There are three salient
features of Eco-Fiction that can be identified. Firstly, the nonhuman
environment is present not merely as a framing device but as a presence that
begins to suggest that human history is implicated in natural history.
Secondly, the human interest is not understood to be the only legitimate
interest. Thirdly, human accountability to the environment should be part of
the text’s ethical orientation. Last, but not least,
some sense of the environment as a process rather than as a constant or given
is usually implicit in a work of Eco-Fiction.
Mike Vasey has laid down
some principles that are to be followed by writers of such fiction. These
include two major ones. Such stories are usually set in fictional landscapes
that capture the essence of natural ecosystems. Also, the story necessarily
takes the reader into the natural world and brings it alive. This is
beautifully evidenced in Barbara Kingsolver’s novel Flight Behaviour. This novel revolves around a new winter habitat
for monarch butterflies after their traditional habitat is destroyed by flooding
due to climate change. Kingsolver skillfully blends science with fiction by
addressing climate change through the eyes of a woman whose small world is
shaken by a bizarre natural event. The protagonist Dellarobia Turnbow reaches
the mountains for a rendezvous with a man only to discover a vast population of
monarch butterflies. The unseasonal arrival of these butterflies signifies a
miracle to the locals while to the scientific community, it portends an
ecological disaster. With great felicity and empathic engagement Kingsolver
portrays the implications of climate change on the unsuspecting ecology.
There are quite a few
writers of Eco-Fiction who are making the scene lively and engaging such as the
American authors Ann Pancake and the Australian novelist, James Bradley. Ann
Pancake’s novel, Strange as this Weather
has been, is a novel set in the midst of a town witnessing a coal boom. The
novelist poignantly brings out the effects of the mountaintop removal by strip
mining that destroys the surrounding land. Pancake, who hails from West
Virginia, writes with great authenticity using testimonials of locals who have
actually lived through mountaintop removal mining. Place is a major character
in this novel and as the character Lace says, “Stay in their way-that’s the
only language they can hear.” This quote brings out the desperate measures that
the local people have to resort to in order to ensure that their rights are
protected and their voices heard.
Patricia D. Netzley
classifies novels that belong to the genre of Eco-Fiction into three
categories. The first category includes works that portray the environmental
movement and/or environmental activism, the second category consists of works
that depict a conflict over an environmental issue while also expressing the
author’s beliefs and the third category consists of works that feature an
environmental apocalypse. This classification will also help researchers theorize
such works even as it assists in embedding fiction within the broader arena of
environmental fiction as a type of environmental activism because it leads to
environmental awareness and consciousness-raising.
It is precisely for this
reason that one is building a case for such fiction to be encouraged at the
undergraduate level through courses in creative writing with an emphasis on
Eco-Fiction. Literature programmes at the undergraduate level can also include
Eco-Fiction as a term that can be taught to their learners just as they teach
terms such as Gothic fiction or the Graphic novel. The times we live in are
grim if one were to mull over environmental crises looming large. Therefore,
including such fiction in our literature courses will encourage useful
discussions in class and ensure that students think and read about issues such
as global warming and non-seasonal migration that adversely impact the ecology.
References:
Dwyer, Jim (2010). Where the Wild Books are: A Field Guide to Eco
Fiction. University
of Nevada Press.
Murphy, Patrick D. (2000). Further Afield in the Study of Nature-Oriented Literature.

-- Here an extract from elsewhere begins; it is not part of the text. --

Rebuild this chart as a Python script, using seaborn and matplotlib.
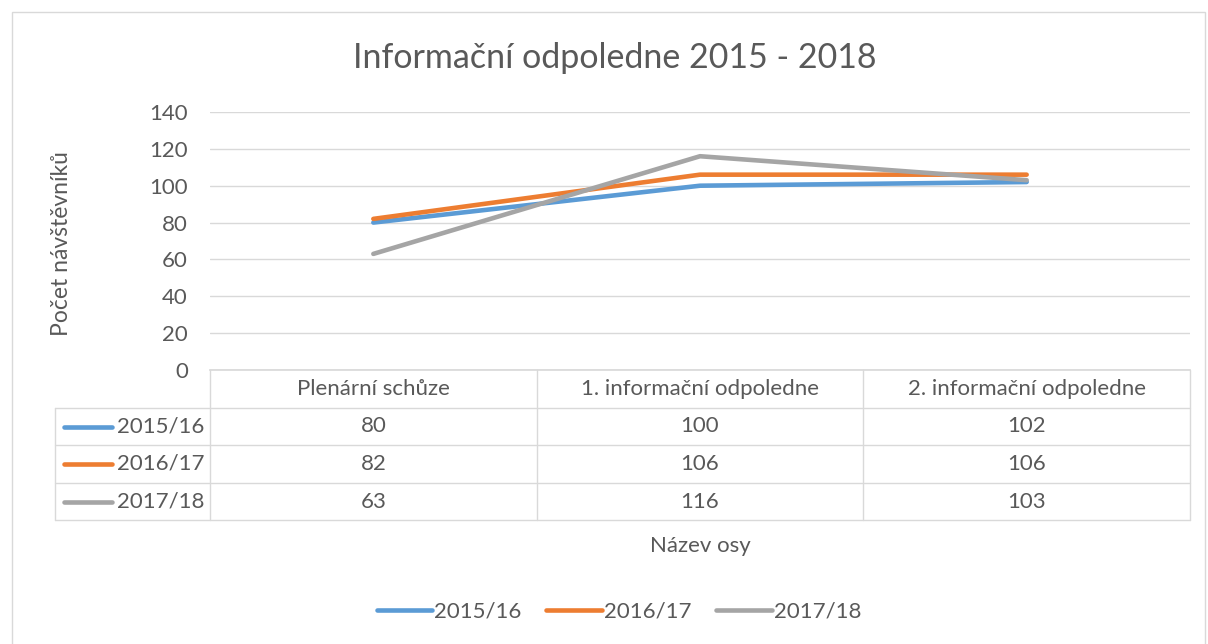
import matplotlib
matplotlib.use('Agg')
import pandas as pd
import seaborn as sns
import matplotlib.pyplot as plt
import matplotlib.transforms as mtransforms
from matplotlib.lines import Line2D
from matplotlib.patches import Rectangle

categories = ['Plenární schůze', '1. informační odpoledne', '2. informační odpoledne']
seasons = ['2015/16', '2016/17', '2017/18']
visitors_1516 = [80, 100, 102]
visitors_1617 = [82, 106, 106]
visitors_1718 = [63, 116, 103]
y_ticks = [0, 20, 40, 60, 80, 100, 120, 140]

colors = ['#5B9BD5', '#ED7D31', '#A5A5A5']
text_color = '#595959'
grid_color = '#D9D9D9'

W, H = 1208, 644


def fx(px):
    return px / W


def fy(py):
    return 1 - py / H


sns.set_theme(style='white')
plt.rcParams['font.family'] = ['Lato', 'DejaVu Sans']

series = [visitors_1516, visitors_1617, visitors_1718]
rows = []
for season, values in zip(seasons, series):
    for i, v in enumerate(values):
        rows.append({'pos': i, 'season': season, 'count': v})
df = pd.DataFrame(rows)

fig = plt.figure(figsize=(W / 100, H / 100), dpi=100)
fig.add_artist(Rectangle((fx(12), fy(660)), fx(1205) - fx(12), fy(12) - fy(660),
                         transform=fig.transFigure, fill=False, edgecolor=grid_color, lw=1))

ax = fig.add_axes([fx(210), fy(370), fx(1190) - fx(210), fy(112) - fy(370)])
sns.lineplot(data=df, x='pos', y='count', hue='season', palette=colors,
             linewidth=3.3, ax=ax, legend=False, solid_capstyle='round')
ax.set_xlim(-0.5, 2.5)
ax.set_ylim(0, 140)
ax.set_yticks(y_ticks)
ax.set_xticks([])
ax.set_xlabel('')
ax.set_ylabel('')
ax.yaxis.grid(True, color=grid_color, lw=1)
ax.set_axisbelow(True)
for s in ['top', 'right', 'left']:
    ax.spines[s].set_visible(False)
ax.spines['bottom'].set_color(grid_color)
ax.tick_params(axis='y', length=0, pad=16, labelsize=16, labelcolor=text_color)

fig.text(fx(615), fy(58), 'Informační odpoledne 2015 - 2018', ha='center', va='center',
         fontsize=24.5, color=text_color)
fig.text(fx(62), fy(244), 'Počet návštěvníků', ha='center', va='center', rotation=90,
         fontsize=16.5, color=text_color)
fig.text(fx(700), fy(546), 'Název osy', ha='center', va='center',
         fontsize=16, color=text_color)

# data table under the plot
tr = mtransforms.blended_transform_factory(ax.transData, fig.transFigure)
row_lines = [408, 445, 483, 520]
for y in row_lines:
    fig.add_artist(Line2D([fx(55), fx(1190)], [fy(y), fy(y)], transform=fig.transFigure,
                          color=grid_color, lw=1))
fig.add_artist(Line2D([fx(55), fx(55)], [fy(408), fy(520)], transform=fig.transFigure,
                      color=grid_color, lw=1))
for xb in [-0.5, 0.5, 1.5, 2.5]:
    fig.add_artist(Line2D([xb, xb], [fy(370), fy(520)], transform=tr,
                          color=grid_color, lw=1))

for i, cat in enumerate(categories):
    fig.text(i, fy(389), cat, transform=tr, ha='center', va='center',
             fontsize=16, color=text_color)

row_centers = [426.5, 464, 501.5]
for season, values, color, yc in zip(seasons, series, colors, row_centers):
    fig.add_artist(Line2D([fx(64), fx(112)], [fy(yc), fy(yc)], transform=fig.transFigure,
                          color=color, lw=3.3, solid_capstyle='round'))
    fig.text(fx(204), fy(yc), season, ha='right', va='center', fontsize=16, color=text_color)
    for i, v in enumerate(values):
        fig.text(i, fy(yc), str(v), transform=tr, ha='center', va='center',
                 fontsize=16, color=text_color)

handles = [Line2D([], [], color=c, lw=3.3, solid_capstyle='round') for c in colors]
fig.legend(handles, seasons, loc='center', bbox_to_anchor=(fx(619), fy(612)), ncol=3,
           frameon=False, fontsize=16, labelcolor=text_color, handlelength=2.5,
           handletextpad=0.1, columnspacing=1.1)

fig.savefig('out.png', dpi=100)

Charlottesville: University Press of Virginia.
Navarre, Gabriel (1980). Earthworks: Ten Years on the Environmental Front. San Francisco:
Friends of the Earth. pp. 218–219.
Netzley, Patricia (1991). Environmental Literature: An Encyclopedia of Works, Authors and Themes.
Santa Barbara, CA: ABC-Clio. P. 78.
Vasey, Mike (February 20, 1996). Bioregional Studies - Correspondence with Jim Dwyer.